I watched the movie first and then decided to read the book. As it is in most cases the book is better than the movie. As it has been mentioned in the book details, ’The Reader’ was originally written in German and translated to English; I wonder whether anything was lost during the translation. Nevertheless, the end result is a good read. 

The flow of the story is good. Language simple. The impact Hanna has on Michael’s life makes us stop and think. It lingers in the mind after the book is finished. 
We all have someone in our lives who leaves an everlasting impact on our mind, which changes the course of our life, change the way we think and the way we face life.

Hanna’s role in the said hideous crime made me wonder whether the secret she kept was worth all the things she went through in her life.

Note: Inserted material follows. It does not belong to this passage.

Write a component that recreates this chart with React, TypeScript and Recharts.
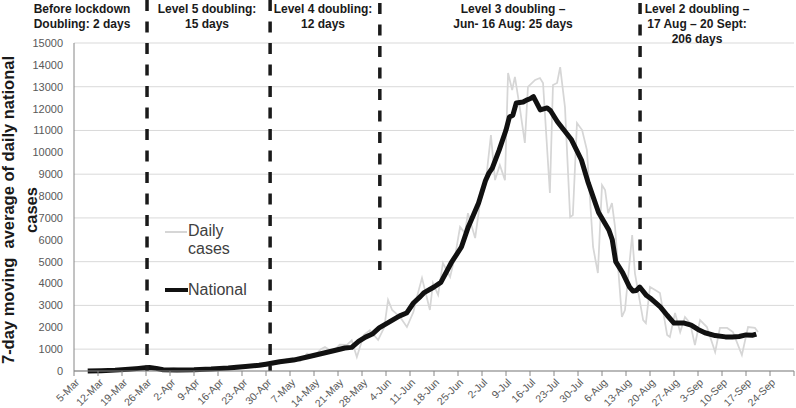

It is difficult to think from someone else’s perspective; so is the case with Hanna.

The awkwardness mentioned when Michael meets Hanna later in life is well-written. The part describing Hanna’s fate seemed a bit abrupt and disappointing to me.

Overall, the book is a good read. Not easy and light read, though. If you want to skip reading the book you can watch the movie, it does do some justice to the book as compared to the many in the list of novel based movies.